'''

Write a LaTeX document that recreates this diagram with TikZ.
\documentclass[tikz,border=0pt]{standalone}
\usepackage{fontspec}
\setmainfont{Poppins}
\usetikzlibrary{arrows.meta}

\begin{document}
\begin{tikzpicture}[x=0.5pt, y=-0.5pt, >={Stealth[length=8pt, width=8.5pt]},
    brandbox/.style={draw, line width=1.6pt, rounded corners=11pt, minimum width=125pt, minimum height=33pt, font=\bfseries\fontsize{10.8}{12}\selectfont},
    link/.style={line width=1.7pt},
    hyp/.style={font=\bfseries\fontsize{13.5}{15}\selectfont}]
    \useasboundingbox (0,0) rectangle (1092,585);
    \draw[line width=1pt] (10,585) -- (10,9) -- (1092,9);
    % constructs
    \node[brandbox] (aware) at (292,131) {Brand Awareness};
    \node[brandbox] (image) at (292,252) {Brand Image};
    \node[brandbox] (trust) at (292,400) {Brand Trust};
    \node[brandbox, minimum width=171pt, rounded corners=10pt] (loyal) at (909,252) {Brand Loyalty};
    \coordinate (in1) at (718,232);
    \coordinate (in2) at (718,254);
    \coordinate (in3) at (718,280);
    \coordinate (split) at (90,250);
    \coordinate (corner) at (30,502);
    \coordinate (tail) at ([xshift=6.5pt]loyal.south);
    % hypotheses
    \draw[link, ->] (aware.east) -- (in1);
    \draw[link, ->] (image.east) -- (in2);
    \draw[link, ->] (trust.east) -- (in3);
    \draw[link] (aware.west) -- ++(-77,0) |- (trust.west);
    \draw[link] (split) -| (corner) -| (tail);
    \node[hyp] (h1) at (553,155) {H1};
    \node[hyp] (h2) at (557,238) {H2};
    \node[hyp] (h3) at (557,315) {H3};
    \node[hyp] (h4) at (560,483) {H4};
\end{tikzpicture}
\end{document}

'''

Given instruction: Transcribe the data above in full, exactly.

Solution for this task:
Write a LaTeX document that recreates this diagram with TikZ.
\documentclass[tikz,border=0pt]{standalone}
\usepackage{fontspec}
\setmainfont{Poppins}
\usetikzlibrary{arrows.meta}

\begin{document}
\begin{tikzpicture}[x=0.5pt, y=-0.5pt, >={Stealth[length=8pt, width=8.5pt]},
    brandbox/.style={draw, line width=1.6pt, rounded corners=11pt, minimum width=125pt, minimum height=33pt, font=\bfseries\fontsize{10.8}{12}\selectfont},
    link/.style={line width=1.7pt},
    hyp/.style={font=\bfseries\fontsize{13.5}{15}\selectfont}]
    \useasboundingbox (0,0) rectangle (1092,585);
    \draw[line width=1pt] (10,585) -- (10,9) -- (1092,9);
    % constructs
    \node[brandbox] (aware) at (292,131) {Brand Awareness};
    \node[brandbox] (image) at (292,252) {Brand Image};
    \node[brandbox] (trust) at (292,400) {Brand Trust};
    \node[brandbox, minimum width=171pt, rounded corners=10pt] (loyal) at (909,252) {Brand Loyalty};
    \coordinate (in1) at (718,232);
    \coordinate (in2) at (718,254);
    \coordinate (in3) at (718,280);
    \coordinate (split) at (90,250);
    \coordinate (corner) at (30,502);
    \coordinate (tail) at ([xshift=6.5pt]loyal.south);
    % hypotheses
    \draw[link, ->] (aware.east) -- (in1);
    \draw[link, ->] (image.east) -- (in2);
    \draw[link, ->] (trust.east) -- (in3);
    \draw[link] (aware.west) -- ++(-77,0) |- (trust.west);
    \draw[link] (split) -| (corner) -| (tail);
    \node[hyp] (h1) at (553,155) {H1};
    \node[hyp] (h2) at (557,238) {H2};
    \node[hyp] (h3) at (557,315) {H3};
    \node[hyp] (h4) at (560,483) {H4};
\end{tikzpicture}
\end{document}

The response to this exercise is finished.